Another guest of the forum, member of the State Duma of the Russian Federation and Chairman of its Committee on Property Viktor Pleskachevsky sees liquidation of 800,000 Ukrainian enterprises in the last few years as an indication that the effective tax rate prevents businesses from being established, much less expanded. Therefore, in his comments for The Day, he advises the domestic private sector to actively fight for limits on the regulatory powers of government and maximum transfer of these powers to the industry organizations.

While the new venue hosted its first meeting in Kyiv, another event, the Assembly of Small and Medium Business NGOs of Ukraine took place in Zaporizhia. The participants talked about instances of tax intimidation, beatings of business movement activists, as well as repressions against them that are allegedly carried out by militia and prosecutor’s offices. Quite a lively debate ensued on the issue of the land reform. The assembly’s participants called for preventing the sale of agricultural land because it could end in disaster, although some of them expressed opinions to the effect that land sales may be allowed with some conditions (fair land price assessment, establishing of rule of law in the country in general and land use practices in particular, and prevention of absenteeism).

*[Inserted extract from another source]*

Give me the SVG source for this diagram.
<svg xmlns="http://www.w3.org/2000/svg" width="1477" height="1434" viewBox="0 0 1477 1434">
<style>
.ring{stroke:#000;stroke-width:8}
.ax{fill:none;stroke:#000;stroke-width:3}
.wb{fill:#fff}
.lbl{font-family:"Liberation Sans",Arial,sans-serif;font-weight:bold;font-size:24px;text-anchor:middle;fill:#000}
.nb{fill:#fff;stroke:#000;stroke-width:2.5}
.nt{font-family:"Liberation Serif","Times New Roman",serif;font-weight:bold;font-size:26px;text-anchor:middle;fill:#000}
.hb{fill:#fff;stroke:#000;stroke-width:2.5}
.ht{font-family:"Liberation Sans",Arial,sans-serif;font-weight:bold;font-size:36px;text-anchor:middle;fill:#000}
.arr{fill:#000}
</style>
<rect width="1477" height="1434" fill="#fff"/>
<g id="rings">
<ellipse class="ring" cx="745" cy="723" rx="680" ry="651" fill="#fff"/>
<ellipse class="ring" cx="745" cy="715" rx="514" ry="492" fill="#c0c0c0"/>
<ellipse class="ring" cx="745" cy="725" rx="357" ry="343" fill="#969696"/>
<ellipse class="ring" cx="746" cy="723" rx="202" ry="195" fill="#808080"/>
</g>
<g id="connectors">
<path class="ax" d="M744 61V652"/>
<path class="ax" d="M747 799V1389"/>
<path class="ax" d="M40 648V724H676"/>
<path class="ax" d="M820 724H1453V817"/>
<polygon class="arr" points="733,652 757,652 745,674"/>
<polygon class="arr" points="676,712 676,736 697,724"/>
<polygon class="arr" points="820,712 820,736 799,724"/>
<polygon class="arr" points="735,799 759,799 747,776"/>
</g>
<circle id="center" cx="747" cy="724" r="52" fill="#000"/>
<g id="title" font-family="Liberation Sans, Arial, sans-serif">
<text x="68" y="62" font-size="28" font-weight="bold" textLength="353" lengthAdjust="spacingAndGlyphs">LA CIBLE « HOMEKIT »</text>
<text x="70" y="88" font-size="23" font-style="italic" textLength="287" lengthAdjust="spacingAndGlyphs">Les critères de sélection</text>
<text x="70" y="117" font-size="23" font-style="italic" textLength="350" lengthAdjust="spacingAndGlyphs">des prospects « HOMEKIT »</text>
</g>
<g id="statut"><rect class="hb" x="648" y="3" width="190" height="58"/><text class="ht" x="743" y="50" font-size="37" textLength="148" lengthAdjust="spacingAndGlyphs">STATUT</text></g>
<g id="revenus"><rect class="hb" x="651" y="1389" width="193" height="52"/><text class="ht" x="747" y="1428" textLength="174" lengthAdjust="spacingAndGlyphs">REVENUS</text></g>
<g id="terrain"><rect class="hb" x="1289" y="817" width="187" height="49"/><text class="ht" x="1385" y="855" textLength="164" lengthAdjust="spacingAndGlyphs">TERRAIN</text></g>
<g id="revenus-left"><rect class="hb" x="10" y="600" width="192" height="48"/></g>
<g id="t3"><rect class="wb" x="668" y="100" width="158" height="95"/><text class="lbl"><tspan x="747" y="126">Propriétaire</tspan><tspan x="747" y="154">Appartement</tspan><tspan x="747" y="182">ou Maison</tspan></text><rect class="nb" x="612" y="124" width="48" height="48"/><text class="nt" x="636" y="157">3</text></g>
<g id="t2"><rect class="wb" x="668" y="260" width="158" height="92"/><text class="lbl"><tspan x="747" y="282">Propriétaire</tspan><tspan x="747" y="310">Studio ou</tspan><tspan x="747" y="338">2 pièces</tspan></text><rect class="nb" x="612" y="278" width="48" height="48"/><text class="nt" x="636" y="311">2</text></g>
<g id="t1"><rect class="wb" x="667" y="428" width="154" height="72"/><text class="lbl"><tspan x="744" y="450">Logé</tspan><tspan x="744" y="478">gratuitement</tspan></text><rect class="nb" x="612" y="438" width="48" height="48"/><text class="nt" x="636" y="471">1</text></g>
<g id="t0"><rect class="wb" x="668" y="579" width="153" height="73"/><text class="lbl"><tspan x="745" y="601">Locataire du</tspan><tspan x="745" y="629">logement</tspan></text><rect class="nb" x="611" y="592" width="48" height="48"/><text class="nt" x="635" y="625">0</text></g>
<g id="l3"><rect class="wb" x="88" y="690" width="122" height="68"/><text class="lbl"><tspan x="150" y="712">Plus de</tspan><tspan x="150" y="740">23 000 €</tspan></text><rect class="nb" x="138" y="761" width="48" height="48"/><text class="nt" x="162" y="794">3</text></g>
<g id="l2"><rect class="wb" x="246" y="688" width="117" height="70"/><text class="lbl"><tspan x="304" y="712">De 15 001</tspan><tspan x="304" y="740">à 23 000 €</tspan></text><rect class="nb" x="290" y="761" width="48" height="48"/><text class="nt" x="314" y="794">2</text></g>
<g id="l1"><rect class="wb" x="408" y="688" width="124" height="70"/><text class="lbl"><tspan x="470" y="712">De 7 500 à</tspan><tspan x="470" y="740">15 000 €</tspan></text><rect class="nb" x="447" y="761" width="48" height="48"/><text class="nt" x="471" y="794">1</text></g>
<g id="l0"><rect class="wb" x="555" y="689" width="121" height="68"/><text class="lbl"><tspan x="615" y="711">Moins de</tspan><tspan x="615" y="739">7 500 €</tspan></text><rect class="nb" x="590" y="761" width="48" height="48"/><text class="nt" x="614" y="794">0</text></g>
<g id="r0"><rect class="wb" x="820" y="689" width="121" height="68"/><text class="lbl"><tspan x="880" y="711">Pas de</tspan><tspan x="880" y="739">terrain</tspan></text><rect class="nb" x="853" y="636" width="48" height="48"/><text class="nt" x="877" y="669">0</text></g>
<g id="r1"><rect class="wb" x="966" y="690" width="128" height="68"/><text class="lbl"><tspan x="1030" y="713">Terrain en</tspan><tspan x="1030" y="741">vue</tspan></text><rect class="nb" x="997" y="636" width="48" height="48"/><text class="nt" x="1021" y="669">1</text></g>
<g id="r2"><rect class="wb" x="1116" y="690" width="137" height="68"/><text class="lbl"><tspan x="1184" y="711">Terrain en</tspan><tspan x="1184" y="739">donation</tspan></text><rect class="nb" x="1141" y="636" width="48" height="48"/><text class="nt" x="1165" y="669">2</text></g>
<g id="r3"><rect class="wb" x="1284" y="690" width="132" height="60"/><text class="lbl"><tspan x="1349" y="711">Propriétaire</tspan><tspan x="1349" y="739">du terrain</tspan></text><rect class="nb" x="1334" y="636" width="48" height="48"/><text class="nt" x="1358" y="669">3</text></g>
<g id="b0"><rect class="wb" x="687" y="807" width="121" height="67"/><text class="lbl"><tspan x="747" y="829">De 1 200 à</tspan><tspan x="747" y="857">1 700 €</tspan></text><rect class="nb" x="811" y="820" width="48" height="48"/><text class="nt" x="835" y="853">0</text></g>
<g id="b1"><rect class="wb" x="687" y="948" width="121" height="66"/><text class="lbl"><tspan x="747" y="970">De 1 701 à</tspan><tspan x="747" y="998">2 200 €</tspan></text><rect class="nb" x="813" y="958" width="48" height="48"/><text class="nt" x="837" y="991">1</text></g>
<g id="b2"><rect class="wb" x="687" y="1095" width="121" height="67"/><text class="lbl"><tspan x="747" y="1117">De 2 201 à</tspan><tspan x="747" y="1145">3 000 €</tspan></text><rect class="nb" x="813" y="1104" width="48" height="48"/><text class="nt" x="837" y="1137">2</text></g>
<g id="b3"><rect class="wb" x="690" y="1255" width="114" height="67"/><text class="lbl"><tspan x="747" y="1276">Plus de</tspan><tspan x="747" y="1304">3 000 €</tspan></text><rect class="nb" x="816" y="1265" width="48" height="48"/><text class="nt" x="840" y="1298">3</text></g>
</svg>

Small business representatives from Zaporizhia called for their fellow entrepreneurs to distance themselves from the existing political parties and attempts to enter the legislature or local councils, because the latter would sometimes break even existing laws. Instead, the meeting’s participants declared their will to fight for the minimum program that includes complete abolition of the VAT, reduction of the payroll taxes by at least a half and introduction of the tax on final consumption. Their maximum program calls for establishing “a self-defense system of the business community within the Free Space social movement’s framework and formation of self-organized citizens’ committees and territorial councils of the unitary republic of Ukraine.”